Some analysts think that Covid-19 is disrupting the world in every aspect. Others say that it’s an accelerator that urges people to adapt quicker to digital technology. What are your thoughts on this?
I think of it as an accelerator and a force of hand because there’s no alternative right now. No one wants the pandemic to happen. But as it already does, the people who are ready to handle it are those who are already working with this technology. Before, workers have to put up with those dangerous, dirty and dull jobs to a certain extent, but if we have to deal with fatal new diseases, that means there’s no way left to protect ourselves. Using robots seems to make more sense all of a sudden after people used to look at it as nonsense. 

Which part of the Thai public health system should be improved or complemented with technology? Or what kind of innovation should we have as the standard for public health services?
I think our public health system is “very good and comfortable compared to other countries”. Our medical professionals are already delivering high quality services. The rest would be the supporting tools that enable them to work in this situation as they should be able to. From the top, from the bottom and from all around, the public health security should be clear. That’s because the healthcare workers in provincial hospitals are already working 120%. So it’s not just about innovation, but we must have effective management system and government policy.
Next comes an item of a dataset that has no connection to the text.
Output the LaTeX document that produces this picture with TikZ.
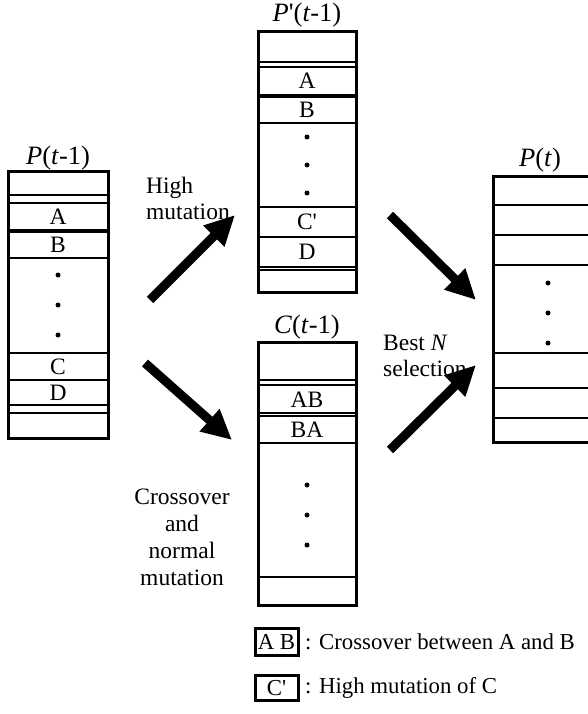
\documentclass[tikz,border=0pt]{standalone}
\usepackage{fontspec}
\setmainfont{Liberation Serif}
\usetikzlibrary{arrows.meta}
\newcommand{\prm}{\textquotesingle}
\begin{document}
\begin{tikzpicture}[x=1pt,y=-1pt,
  every node/.style={font=\fontsize{23.5}{25}\selectfont, inner sep=0pt},
  poplabel/.style={font=\fontsize{26.5}{28}\selectfont},
  keytext/.style={font=\fontsize{22.8}{25}\selectfont},
  frame/.style={draw, line width=3pt},
  rule/.style={line width=1.6pt},
  fat/.style={line width=9pt, -{Triangle[length=30pt,width=28pt]}},
  dot/.style={circle, fill, minimum size=5pt, inner sep=0pt}
]
\useasboundingbox (0,0) rectangle (588,714);

% ---- population P(t-1)
\draw[frame] (8,172) rectangle (108,438);
\foreach \y in {195,203,230,232,258,353,380,405,413}
  \draw[rule] (8,\y) -- (108,\y);
\node[poplabel] (lbl-p) at (58,158) {\textit{P}(\textit{t}-1)};
\node (p-a) at (58,217) {A};
\node (p-b) at (58,245) {B};
\node[dot] (p-d1) at (58,275) {};
\node[dot] (p-d2) at (58,305) {};
\node[dot] (p-d3) at (58,335) {};
\node (p-c) at (58,367) {C};
\node (p-dd) at (58,393) {D};

% ---- mutated population P'(t-1)
\draw[frame] (258,32) rectangle (356,292);
\foreach \y in {62,67,95,97,123,207,237,267,270}
  \draw[rule] (258,\y) -- (356,\y);
\node[poplabel] (lbl-pp) at (307,15) {\textit{P}\prm(\textit{t}-1)};
\node (pp-a) at (307,81) {A};
\node (pp-b) at (307,110) {B};
\node[dot] (pp-d1) at (307,137) {};
\node[dot] (pp-d2) at (307,165) {};
\node[dot] (pp-d3) at (307,193) {};
\node (pp-c) at (307,222) {C\prm};
\node (pp-dd) at (307,252) {D};

% ---- offspring C(t-1)
\draw[frame] (258,342) rectangle (356,605);
\foreach \y in {380,385,413,416,443,577}
  \draw[rule] (258,\y) -- (356,\y);
\node[poplabel] (lbl-c) at (307,327) {\textit{C}(\textit{t}-1)};
\node (c-ab) at (307,400) {AB};
\node (c-ba) at (307,430) {BA};
\node[dot] (c-d1) at (307,485) {};
\node[dot] (c-d2) at (307,515) {};
\node[dot] (c-d3) at (307,545) {};

% ---- new population P(t)
\draw[frame] (600,177) -- (493,177) -- (493,442) -- (600,442);
\foreach \y in {205,235,265,353,388,418}
  \draw[rule] (493,\y) -- (600,\y);
\node[poplabel] (lbl-pt) at (540,160) {\textit{P}(\textit{t})};
\node[dot] (t-d1) at (548,283) {};
\node[dot] (t-d2) at (548,313) {};
\node[dot] (t-d3) at (548,343) {};

% ---- operator labels
\node[anchor=west] (hm1) at (146,188) {High};
\node[anchor=west] (hm2) at (146,212) {mutation};
\node[align=center, font=\fontsize{23.5}{27}\selectfont] (cx) at (182,537)
  {Crossover\\and\\normal\\mutation};
\node[anchor=west] (bn1) at (383,343) {Best \textit{N}};
\node[anchor=west] (bn2) at (383,368) {selection};

% ---- arrows
\coordinate (a1s) at (150,300); \coordinate (a1e) at (235,215);
\coordinate (a2s) at (145,363); \coordinate (a2e) at (232,440);
\coordinate (a3s) at (390,215); \coordinate (a3e) at (476,300);
\coordinate (a4s) at (390,450); \coordinate (a4e) at (476,365);
\draw[fat] (a1s) -- (a1e);
\draw[fat] (a2s) -- (a2e);
\draw[fat] (a3s) -- (a3e);
\draw[fat] (a4s) -- (a4e);

% ---- legend
\draw[frame] (255,628) rectangle (298,655);
\node[keytext] (k1) at (276.5,642) {A B};
\node[keytext, anchor=west] (k1t) at (305,642) {: Crossover between A and B};
\draw[frame] (255,675) rectangle (298,700);
\node[keytext] (k2) at (276.5,688) {C\prm};
\node[keytext, anchor=west] (k2t) at (305,688) {: High mutation of C};
\end{tikzpicture}
\end{document}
Therefore we have to spread the technology to reach as many groups of people as possible, right?
Yes. Actually, our robot project was initiated to spread the knowledge since the first day Khun Sukhum Sattarattana, our team member, and I went to collect the data at the hospital. We prepared a presentation and sent it to the robot development team to tell them what we had found and what kind of situation it was along with our prototype design and the feedback of our test. What we do must not be a burden to the healthcare workers, but a help to them. The responses we received were rather interesting. You might see from the news that there are now many robots like Pinto. For example, Tad Lum from the Air Force research team and Takra. The idea is similar: remote-controlled delivery robots so that they are easy to use. Therefore, robot technology will become widespread. Open and honest knowledge sharing is essential in driving technology development and giving credits properly will be an encouragement to the developers.

What have you learnt from working together with the healthcare workers and everyone involved with this project?
Putting aside the restraint of time and resources, what I’ve learnt is we have already prepared ourselves before knowing that such situation would occur. We already have the professors and staff who are ready to help out. We have the suppliers. We have the doctors who are willing to give us information. Those are the essential elements that make possible the adaptation of technology. If we have to handle something more severe in the future without more preparation, we may not be able to handle it. I think this issue must be communicated to the policy maker that science and technology security is critical. It shouldn’t be a quick win approach such as buying certain technologies and saying that we can do it while it’s still being produced elsewhere by someone else and we have no idea how it was made. I think that’s not the answer to the future where there will certainly be more severe risks. 

Currently, we have enough budget for making approximately 200 robots and 700 tablets for hospitals countrywide. If the situation improves, the hospitals will adapt this technology in dealing with other infectious respiratory diseases such as tuberculosis which can spread through the air. That’ll help healthcare workers to avoid direct contact with patients. And there are other infectious diseases that still need such equipments. Therefore, Thai public health system must handle not only Covid-19, but also other challenges that require mutual support. We may even help out our neighbouring countries in the future. If it really gets to that point, we must consider which direction to go next. But we hope that the pandemic will end and everything will get better or we might starve before getting rid of the disease.